Williams explained that he was running out of ideas while working on the soundtrack for Despicable Me 2, leading him to a sarcastic creative breakthrough. “It was only until you were out of ideas, and you asked yourself a rhetorical question, and you came back with a sarcastic answer, and that’s what ‘Happy’ was,” said Williams. He elaborated on the question that sparked the song: “How do you make a song about a person that’s so happy that nothing can bring them down?”

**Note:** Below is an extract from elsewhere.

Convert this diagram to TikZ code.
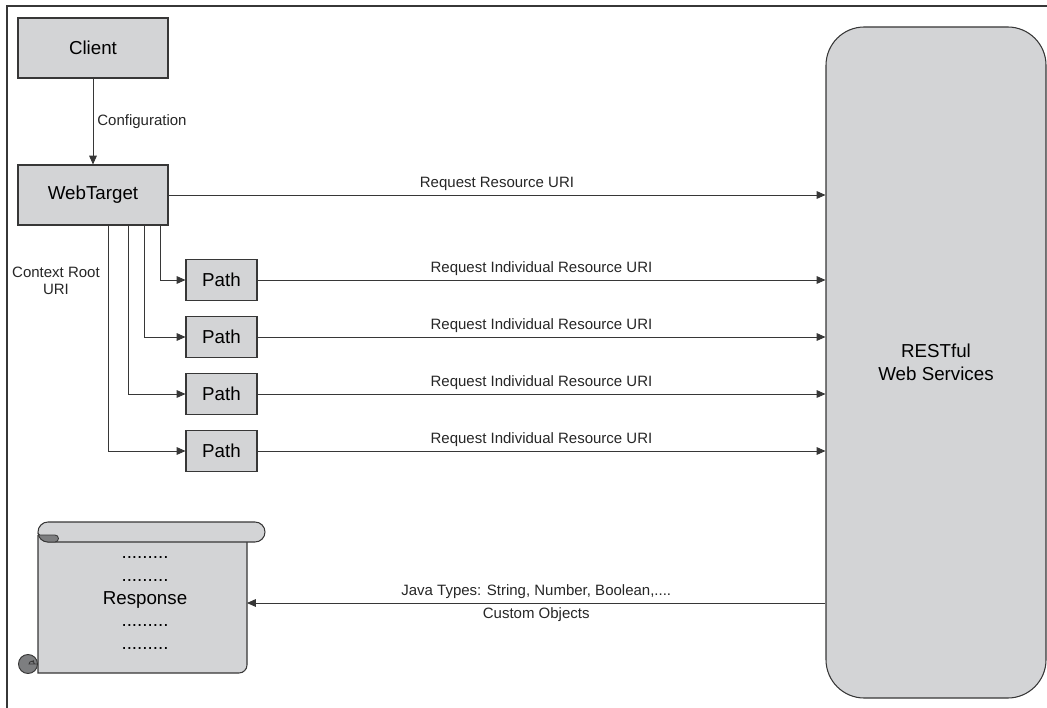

This sarcasm, ironically, resulted in one of the most uplifting songs of the decade. “Happy” went on to top the Billboard Hot 100 for 10 weeks in 2014 and became the best-selling song of that year. Over time, it has sold more than 13.9 million copies worldwide. The song was also declared the most-played track on British radio in the 2010s, cementing its cultural impact.
Sarcasm Turned to Success for Pharrell Williams
Despite its eventual success, Williams admitted that the song didn’t come to him easily. He initially wrote nine songs for Despicable Me 2, but they were all rejected. It wasn’t until he stopped taking the process so seriously that inspiration struck. “That sarcasm became the song, and that broke me,” he said, reflecting on how the track shifted his view on songwriting.
Williams also used the interview to express his belief in the larger forces at play behind his career successes, acknowledging that the universe played a significant role. “It’s so crazy for us to think like as individuals, everything comes from us. Nothing is new under the sun,” he remarked.